UP: Yes, the values assessment is a methodological one in spirit. The idea is that any assessment that will follow after the values assessment will be able to reflect on issues around values in ways that has not been possible before.
And so far, IPBES has tried to provide coherence around values since its inception. The assessment of values provides a great opportunity for IPBES and other platforms to see the importance of recognising different types of values about nature and ways to bring them into decision making.
This is a sort of conceptual and methodological pillar which will inform many scientific efforts within IPBES and outside IPBES as well.
IPS: What do you expect to find, and how will the research be undertaken? Does this involve talking to communities around the world, including indigenous communities?

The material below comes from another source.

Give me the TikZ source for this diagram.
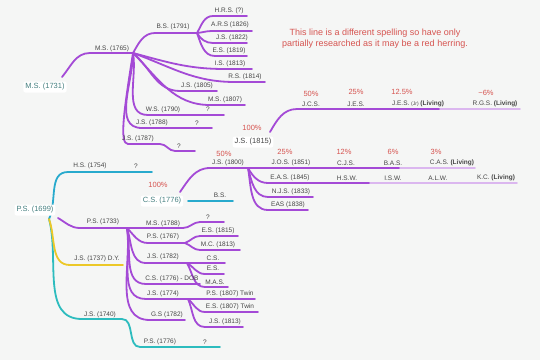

UP: We are going to find a way to integrate and provide a coherent picture around the different understandings about values. This is of critical importance because otherwise the scientific community will continue talking about values but each community will understand that in a different way.
If we don’t have coherence, we are not going to be able to move forward and to design policies that respect those different ways of valuing nature.

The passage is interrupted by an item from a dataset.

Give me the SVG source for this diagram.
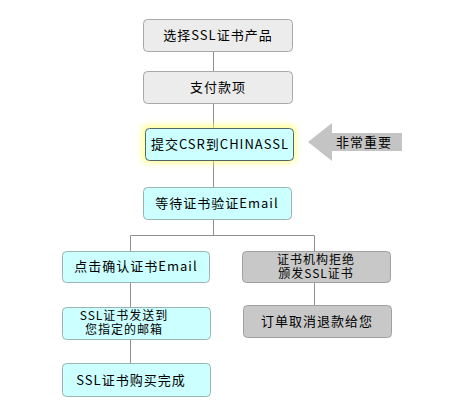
<svg xmlns="http://www.w3.org/2000/svg" width="452" height="409" viewBox="0 0 452 409">
<defs>
<style>
.t{font-family:"SimSun","Noto Sans CJK SC",sans-serif;font-size:13px;fill:#000;text-anchor:middle;letter-spacing:1px}
.s{font-size:12px}
.g{fill:#ececec;stroke:#a8a8a8;stroke-width:1}
.c{fill:#ccffff;stroke:#9ab4b4;stroke-width:1}
.d{fill:#c8c8c8;stroke:#a0a0a0;stroke-width:1}
.ln{stroke:#909090;stroke-width:1;fill:none}
</style>
<filter id="glow" x="-20%" y="-50%" width="140%" height="200%">
<feGaussianBlur stdDeviation="3"/>
</filter>
</defs>
<rect width="452" height="409" fill="#fff"/>
<g id="connectors">
<path class="ln" d="M213.5 51V71M213.5 103V128M213.5 160V187M213.5 219V235.5M130.5 235.5H314.5M130.5 235.5V251M314.5 235.5V251M130.5 282V307M130.5 339V363M314.5 282V305"/>
</g>
<g id="n1"><rect class="g" x="143.5" y="19.5" width="149" height="32" rx="4"/><text class="t" x="218" y="40">选择SSL证书产品</text></g>
<g id="n2"><rect class="g" x="143.5" y="71.5" width="149" height="32" rx="4"/><text class="t" x="218" y="92">支付款项</text></g>
<g id="n3">
<rect x="142" y="125" width="154" height="38" rx="6" fill="#ffff66" opacity="0.7" filter="url(#glow)"/>
<rect x="145.5" y="128.5" width="148" height="32" rx="4" fill="#ccffff" stroke="#556666"/>
<text class="t" x="220" y="149">提交CSR到CHINASSL</text></g>
<g id="note">
<polygon points="308,142 332,123 332,133 402,133 402,151 332,151 332,161" fill="#c4c4c4"/>
<text class="t" x="364" y="147" letter-spacing="2">非常重要</text></g>
<g id="n4"><rect class="c" x="143.5" y="187.5" width="148" height="32" rx="4"/><text class="t" x="217" y="208">等待证书验证Email</text></g>
<g id="n5"><rect class="c" x="62.5" y="251.5" width="147" height="31" rx="4"/><text class="t" x="136" y="271">点击确认证书Email</text></g>
<g id="n6"><rect class="d" x="242.5" y="251.5" width="148" height="31" rx="4"/><text class="t s" x="316" y="264">证书机构拒绝</text><text class="t s" x="316" y="278">颁发SSL证书</text></g>
<g id="n7"><rect class="c" x="62.5" y="307.5" width="148" height="32" rx="4"/><text class="t s" x="124" y="320">SSL证书发送到</text><text class="t s" x="124" y="334" letter-spacing="3">您指定的邮箱</text></g>
<g id="n8"><rect class="d" x="243.5" y="305.5" width="148" height="32" rx="4"/><text class="t" x="317" y="326">订单取消退款给您</text></g>
<g id="n9"><rect class="c" x="62.5" y="363.5" width="148" height="33" rx="4"/><text class="t" x="131" y="385">SSL证书购买完成</text></g>
</svg>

We will [also] find the connections that have not been explicitly addressed by the scientific community about how values explicitly or implicitly affect decision making with regards to nature be it through policy, consumption choices by consumers, production means by producers… that is, connecting values with governance and human behaviour.
Those values are dynamic, they change over time…Those can affect policies and goals of society and individuals and therefore change how we use nature or how we connect to issues such as climate change and land degradation.

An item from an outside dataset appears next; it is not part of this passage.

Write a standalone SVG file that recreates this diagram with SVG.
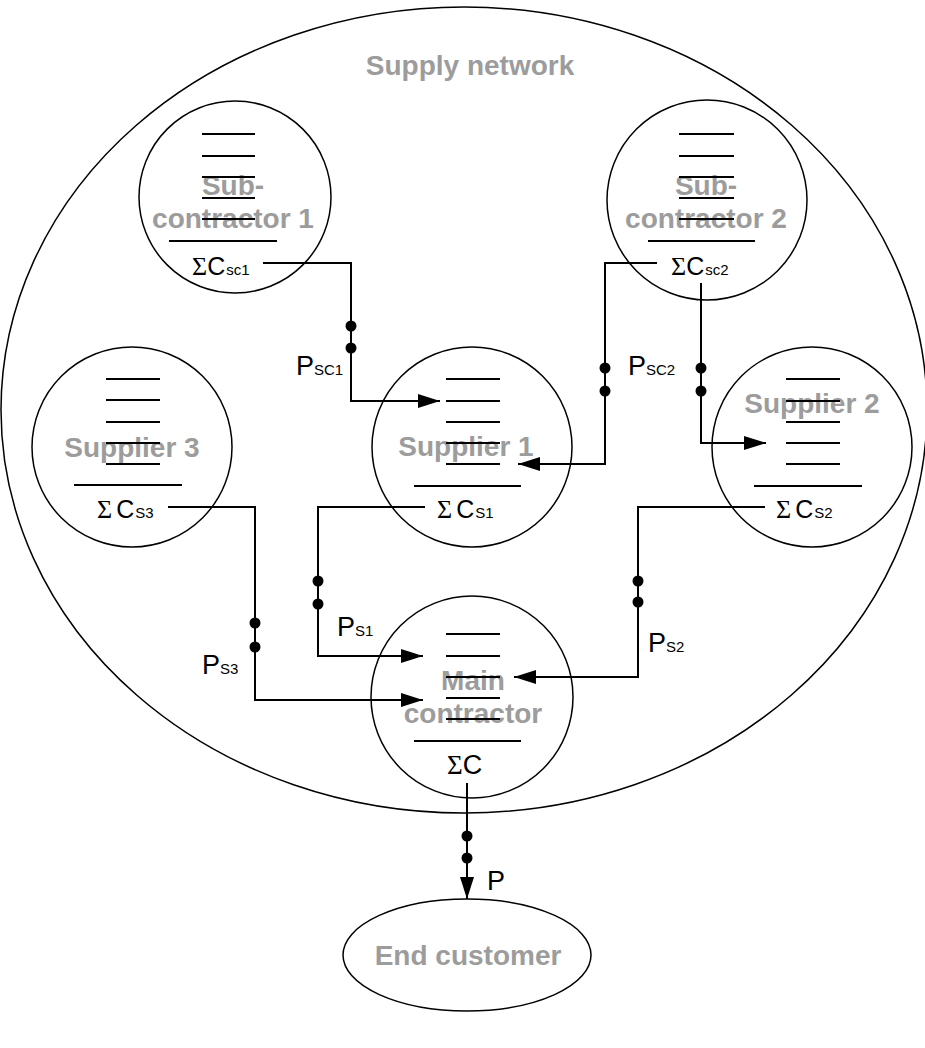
<svg xmlns="http://www.w3.org/2000/svg" width="925" height="1048" viewBox="0 0 925 1048">
  <style>
    .outline { fill: none; stroke: #000; stroke-width: 1.5; }
    .bar { stroke: #000; stroke-width: 2; }
    .wire { fill: none; stroke: #000; stroke-width: 2; }
    .label { font-family: "Liberation Sans", Arial, sans-serif; font-weight: bold; font-size: 28px; fill: #9c9c9c; text-anchor: middle; }
    .sym { font-family: "Liberation Serif", "Times New Roman", serif; font-size: 26px; fill: #000; }
    .cost { font-family: "Liberation Sans", Arial, sans-serif; font-size: 25px; fill: #000; }
    .sub { font-family: "Liberation Sans", Arial, sans-serif; font-size: 15px; fill: #000; }
    .price { font-family: "Liberation Sans", Arial, sans-serif; font-size: 27px; fill: #000; }
  </style>
  <defs>
    <marker id="arrow" markerUnits="userSpaceOnUse" markerWidth="22" markerHeight="14" refX="22" refY="7" orient="auto">
      <polygon points="0,0 22,7 0,14" fill="#000"/>
    </marker>
  </defs>

  <rect width="925" height="1048" fill="#fff"/>

  <!-- Supply network boundary -->
  <g id="supply-network">
    <ellipse class="outline" cx="464" cy="410" rx="463" ry="403"/>
    <text class="label" x="470" y="75">Supply network</text>
  </g>

  <!-- Sub-contractor 1 -->
  <g id="subcontractor-1">
    <circle class="outline" cx="235" cy="197" r="96"/>
    <text class="label" x="233" y="195">Sub-</text>
    <text class="label" x="233" y="228">contractor 1</text>
    <line class="bar" x1="202" y1="134" x2="255" y2="134"/>
    <line class="bar" x1="202" y1="156" x2="255" y2="156"/>
    <line class="bar" x1="202" y1="177" x2="255" y2="177"/>
    <line class="bar" x1="202" y1="198" x2="255" y2="198"/>
    <line class="bar" x1="202" y1="219" x2="255" y2="219"/>
    <line class="bar" x1="169" y1="241" x2="277" y2="241"/>
    <text x="192" y="275"><tspan class="sym">Σ</tspan><tspan class="cost">C</tspan><tspan class="sub" dx="1">sc1</tspan></text>
  </g>

  <!-- Sub-contractor 2 -->
  <g id="subcontractor-2">
    <circle class="outline" cx="707" cy="200" r="100"/>
    <text class="label" x="706" y="195">Sub-</text>
    <text class="label" x="706" y="228">contractor 2</text>
    <line class="bar" x1="679" y1="134" x2="734" y2="134"/>
    <line class="bar" x1="679" y1="156" x2="734" y2="156"/>
    <line class="bar" x1="679" y1="177" x2="734" y2="177"/>
    <line class="bar" x1="679" y1="198" x2="734" y2="198"/>
    <line class="bar" x1="679" y1="219" x2="734" y2="219"/>
    <line class="bar" x1="648" y1="241" x2="755" y2="241"/>
    <text x="671" y="275"><tspan class="sym">Σ</tspan><tspan class="cost">C</tspan><tspan class="sub" dx="1">sc2</tspan></text>
  </g>

  <!-- Supplier 3 -->
  <g id="supplier-3">
    <circle class="outline" cx="132" cy="447" r="100"/>
    <text class="label" x="132" y="457">Supplier 3</text>
    <line class="bar" x1="106" y1="379" x2="160" y2="379"/>
    <line class="bar" x1="106" y1="400" x2="160" y2="400"/>
    <line class="bar" x1="106" y1="422" x2="160" y2="422"/>
    <line class="bar" x1="106" y1="443" x2="160" y2="443"/>
    <line class="bar" x1="106" y1="464" x2="160" y2="464"/>
    <line class="bar" x1="74" y1="485" x2="182" y2="485"/>
    <text x="97" y="518"><tspan class="sym">Σ</tspan><tspan class="cost" dx="4">C</tspan><tspan class="sub" dx="1">S3</tspan></text>
  </g>

  <!-- Supplier 1 -->
  <g id="supplier-1">
    <circle class="outline" cx="472" cy="447" r="100"/>
    <text class="label" x="466" y="456">Supplier 1</text>
    <line class="bar" x1="446" y1="379" x2="500" y2="379"/>
    <line class="bar" x1="446" y1="401" x2="500" y2="401"/>
    <line class="bar" x1="446" y1="422" x2="500" y2="422"/>
    <line class="bar" x1="446" y1="443" x2="500" y2="443"/>
    <line class="bar" x1="446" y1="464" x2="500" y2="464"/>
    <line class="bar" x1="414" y1="486" x2="521" y2="486"/>
    <text x="437" y="518"><tspan class="sym">Σ</tspan><tspan class="cost" dx="4">C</tspan><tspan class="sub" dx="1">S1</tspan></text>
  </g>

  <!-- Supplier 2 -->
  <g id="supplier-2">
    <circle class="outline" cx="812" cy="447" r="100"/>
    <text class="label" x="812" y="413">Supplier 2</text>
    <line class="bar" x1="786" y1="379" x2="840" y2="379"/>
    <line class="bar" x1="786" y1="401" x2="840" y2="401"/>
    <line class="bar" x1="786" y1="422" x2="840" y2="422"/>
    <line class="bar" x1="786" y1="443" x2="840" y2="443"/>
    <line class="bar" x1="786" y1="464" x2="840" y2="464"/>
    <line class="bar" x1="754" y1="486" x2="862" y2="486"/>
    <text x="776" y="518"><tspan class="sym">Σ</tspan><tspan class="cost" dx="4">C</tspan><tspan class="sub" dx="1">S2</tspan></text>
  </g>

  <!-- Main contractor -->
  <g id="main-contractor">
    <circle class="outline" cx="472" cy="697" r="101"/>
    <text class="label" x="473" y="690">Main</text>
    <text class="label" x="473" y="723">contractor</text>
    <line class="bar" x1="446" y1="634" x2="500" y2="634"/>
    <line class="bar" x1="446" y1="656" x2="500" y2="656"/>
    <line class="bar" x1="446" y1="677" x2="500" y2="677"/>
    <line class="bar" x1="446" y1="698" x2="500" y2="698"/>
    <line class="bar" x1="446" y1="719" x2="500" y2="719"/>
    <line class="bar" x1="414" y1="741" x2="521" y2="741"/>
    <text x="447" y="774"><tspan class="sym" style="font-size:27px">Σ</tspan><tspan class="cost" style="font-size:27px">C</tspan></text>
  </g>

  <!-- End customer -->
  <g id="end-customer">
    <ellipse class="outline" cx="467" cy="955" rx="124" ry="56"/>
    <text class="label" x="468" y="965">End customer</text>
  </g>

  <!-- Price / cost flows -->
  <g id="connectors">
    <polyline class="wire" points="263,263 351,263 351,401 440,401" marker-end="url(#arrow)"/>
    <polyline class="wire" points="657,263 605,263 605,464 518,464" marker-end="url(#arrow)"/>
    <polyline class="wire" points="701,283 701,443 766,443" marker-end="url(#arrow)"/>
    <polyline class="wire" points="168,507 255,507 255,700 423,700" marker-end="url(#arrow)"/>
    <polyline class="wire" points="425,507 318,507 318,656 423,656" marker-end="url(#arrow)"/>
    <polyline class="wire" points="765,507 638,507 638,677 514,677" marker-end="url(#arrow)"/>
    <polyline class="wire" points="467,783 467,899" marker-end="url(#arrow)"/>

    <g id="junctions" fill="#000">
      <circle cx="351" cy="326" r="5.5"/><circle cx="351" cy="348" r="5.5"/>
      <circle cx="605" cy="368" r="5.5"/><circle cx="605" cy="391" r="5.5"/>
      <circle cx="701" cy="368" r="5.5"/><circle cx="701" cy="391" r="5.5"/>
      <circle cx="255" cy="623" r="5.5"/><circle cx="255" cy="647" r="5.5"/>
      <circle cx="318" cy="581" r="5.5"/><circle cx="318" cy="604" r="5.5"/>
      <circle cx="638" cy="581" r="5.5"/><circle cx="638" cy="602" r="5.5"/>
      <circle cx="467" cy="836" r="5.5"/><circle cx="467" cy="858" r="5.5"/>
    </g>

    <text x="296" y="375"><tspan class="price">P</tspan><tspan class="sub">SC1</tspan></text>
    <text x="628" y="375"><tspan class="price">P</tspan><tspan class="sub">SC2</tspan></text>
    <text x="202" y="674"><tspan class="price">P</tspan><tspan class="sub">S3</tspan></text>
    <text x="337" y="636"><tspan class="price">P</tspan><tspan class="sub">S1</tspan></text>
    <text x="648" y="652"><tspan class="price">P</tspan><tspan class="sub">S2</tspan></text>
    <text x="487" y="890" class="price">P</text>
  </g>
</svg>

What we are going to try to portray as well is how the future of humankind, of different societies’ institutions and governments, would have to be transformed with regard to the values and how we put them in practice in changing people’s behaviour towards more sustainable and just futures.
We need to build the capacity of the scientific community and the public at large to connect our diversity of values and the sustainability challenges of humankind.
Another knowledge system which is at the heart of IPBES is that of indigenous and local communities. It is very important to understand how they perceive and relate with nature. Their approach to connecting to nature is fundamentally different from many Western societies. We know that much of the biodiversity that underpins the health of the planet is taken care of and managed by indigenous communities.
It is critical to bring their perspectives, knowledge systems, and values into the assessment.
This is a big challenge on how to bridge both the scientific and the indigenous knowledge systems and bring them in a way that both are recognised as being vital for understanding the role of values in society and how this can impact the future of the planet.
Q: How could the international community use this assessment once completed?
UP: This could be a resource for many years to come. I hope that it will clarify the different types of values that exist in society so that different perspectives on values are recognised and accepted as being legitimate.
As scientists, we provide information and knowledge about how nature and human well-being are connected. We should take into consideration that there are different pathways and different perspectives on those connections because there are different ways of relating to nature. Such diversity is important to be respected and nurtured in the quest for sustainability.
That’s a call for the scientific community whenever we do assessments or systemise knowledge to connect the state of the planet in terms of its various environmental dimensions from climate change to land degradation to biodiversity loss…when they try to connect this to human beings, the vector that connects them are values.
We hope that policymakers or decision makers can make better decisions in the quest for sustainability by taking into account these different, legitimate perspectives on the values of and about nature.